May 22, 2023 - Development
On this day in history: A Minnesotan patents the skyscraper
Minneapolis architect Leroy Buffington on this day in 1888 received a patent for a method of building iron-framed structures that allowed for heights never seen before.
- At the time, they were called "cloudscrapers." Today, they're known as skyscrapers.
Yes, but: Buffington was mocked when he published his ideas in respected academic journals, according to the Minnesota Historical Society.
- Meanwhile, buildings using similar construction methods began rising all over the U.S.
What he did: Buffington sued many of the builders for patent infringement, but the cases dragged on long enough that the patent rights expired.
- Buffington was then "further mocked for spending $30,000 without winning a case in defense of his design," the Historical Society wrote.
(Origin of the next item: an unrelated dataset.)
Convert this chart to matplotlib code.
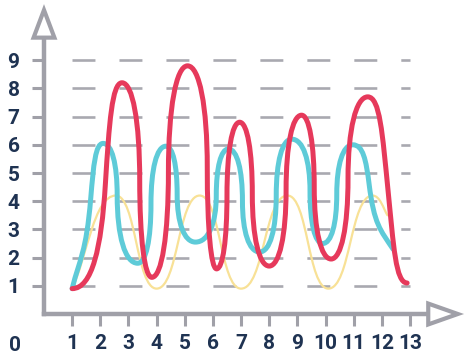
import numpy as np
import matplotlib
matplotlib.use("Agg")
import matplotlib.pyplot as plt
from matplotlib.path import Path
from matplotlib.patches import PathPatch, Polygon

V = np.inf  # vertical tangent

# points: turning points and the steep sides between them
red_x = [1, 2.18, 2.77, 3.4, 3.83, 4.42, 5.1, 5.8, 6.13, 6.5, 6.95, 7.4,
         8.0, 8.6, 9.15, 9.6, 10.2, 10.8, 11.5, 12.22, 12.9]
red_y = [0.9, 4.6, 8.2, 4.75, 1.3, 5.05, 8.8, 5.2, 1.6, 4.2, 6.8, 4.25,
         1.7, 4.4, 7.05, 4.5, 1.95, 4.8, 7.7, 4.4, 1.1]
red_slope = [0, 16, 0, V, 0, V, 0, V, 0, V, 0, V,
             0, V, 0, V, 0, V, 0, -10, 0]

cyan_x = [1, 1.66, 2.1, 2.6, 3.33, 3.8, 4.33, 4.73, 5.38, 6.12, 6.55, 7.05,
          7.66, 8.25, 8.8, 9.45, 9.9, 10.4, 10.97, 11.55, 12.4]
cyan_y = [0.9, 4.1, 6.05, 4.2, 1.8, 3.9, 5.95, 4.25, 2.55, 4.2, 5.85, 4.0,
          2.2, 4.2, 6.2, 4.35, 2.5, 4.25, 6.0, 4.6, 2.3]
cyan_slope = [4, 12, 0, V, 0, V, 0, V, 0, V, 0, V,
              0, V, 0, V, 0, V, 0, -8, -1.5]

yellow_x = [1, 2.55, 4.0, 5.53, 7.0, 8.65, 10.1, 11.67, 12.2]
yellow_y = [0.9, 4.2, 0.9, 4.2, 0.9, 4.2, 0.9, 4.2, 3.5]
yellow_slope = [2.1, 0, 0, 0, 0, 0, 0, 0, -1.7]

x_ticks = list(range(1, 14))
y_ticks = list(range(1, 10))

GREY = "#a0a0a8"
NAVY = "#1f3352"


def curve_path(xs, ys, tangents, cx, cy):
    n = len(xs)
    verts = [(xs[0], ys[0])]
    codes = [Path.MOVETO]

    def handle(i, dx, dy):
        s = tangents[i]
        if np.isinf(s):
            u = np.array([0.0, np.sign(dy)])
        else:
            u = np.array([1.0, s]) / np.hypot(1.0, s)
        if s != 0 and not np.isinf(s) and i in (0, n - 1):
            length = np.hypot(dx, dy) / 3
        else:
            length = cx * abs(dx) * abs(u[0]) + cy * abs(dy) * abs(u[1])
        return u * length

    for i in range(n - 1):
        p0 = np.array([xs[i], ys[i]])
        p1 = np.array([xs[i + 1], ys[i + 1]])
        dx, dy = p1 - p0
        c0 = p0 + handle(i, dx, dy)
        c1 = p1 - handle(i + 1, dx, dy)
        verts += [tuple(c0), tuple(c1), tuple(p1)]
        codes += [Path.CURVE4] * 3
    return Path(verts, codes)


plt.rcParams["font.family"] = ["Roboto", "DejaVu Sans"]

fig = plt.figure(figsize=(4.7, 3.62), dpi=100)
ax = fig.add_axes([0, 0, 1, 1])
ax.set_xlim(-44 / 28.15, (470 - 44) / 28.15)
ax.set_ylim(-(362 - 314) / 28.2, 314 / 28.2)

# dashed guide lines
ax.hlines(y_ticks, 1, 13, colors="#a9a9b0", linewidth=1.9,
          linestyles=[(0, (8.7, 9.1))], zorder=1)

series = [
    (yellow_x, yellow_y, yellow_slope, "#f8e196", 1.6, 0.5, 0.5, 2),
    (cyan_x, cyan_y, cyan_slope, "#5ecbd8", 3.6, 0.62, 0.6, 3),
    (red_x, red_y, red_slope, "#e6395b", 3.6, 0.6, 0.6, 4),
]
for xs, ys, ts, col, lw, cx, cy, z in series:
    ax.add_patch(PathPatch(curve_path(xs, ys, ts, cx, cy), fill=False,
                           edgecolor=col, linewidth=lw, capstyle="round",
                           joinstyle="round", zorder=z))

# axes with open arrow heads
for s in ["top", "right"]:
    ax.spines[s].set_visible(False)
ax.spines["left"].set_position(("data", 0))
ax.spines["bottom"].set_position(("data", 0))
ax.spines["left"].set_bounds(0, 9.8)
ax.spines["bottom"].set_bounds(0, 13.65)
for s in ["left", "bottom"]:
    ax.spines[s].set_color(GREY)
    ax.spines[s].set_linewidth(3.2)
    ax.spines[s].set_capstyle("projecting")
    ax.spines[s].set_zorder(5)

ax.add_patch(Polygon([(13.65, -0.37), (14.7, 0), (13.65, 0.37)], closed=True,
                     facecolor="white", edgecolor=GREY, linewidth=3,
                     joinstyle="miter", zorder=6, clip_on=False))
ax.add_patch(Polygon([(-0.37, 9.8), (0, 10.78), (0.37, 9.8)], closed=True,
                     facecolor="white", edgecolor=GREY, linewidth=3,
                     joinstyle="miter", zorder=6, clip_on=False))

ax.set_xticks(x_ticks)
ax.set_yticks(y_ticks)
ax.set_xticklabels([str(v) for v in x_ticks])
ax.set_yticklabels([str(v) for v in y_ticks])
ax.tick_params(length=8.6, width=2.2, color=GREY, labelcolor=NAVY,
               labelsize=15, direction="out")
ax.tick_params(axis="y", pad=9)
ax.tick_params(axis="x", pad=6)
for lab in ax.get_xticklabels() + ax.get_yticklabels():
    lab.set_fontweight("bold")

ax.text(-1.03, -1.13, "0", color=NAVY, fontsize=15, fontweight="bold",
        ha="center", va="center")

fig.savefig("out.png", dpi=100)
- One exception was Minneapolis' Rand Tower, whose developer voluntarily paid Buffington a royalty of $2,250.
Of note: Despite not getting credit for his work on skyscrapers, Buffington still made his mark on the Twin Cities.
- Many of the buildings he designed are still standing today, including the Pillsbury "A" Mill as well as Eddy Hall, Pillsbury Hall, Nicholson Hall and Burton Hall on the University of Minnesota campus.
- He also designed the West Hotel in Minneapolis and the second Minnesota Capitol, which was demolished in 1938.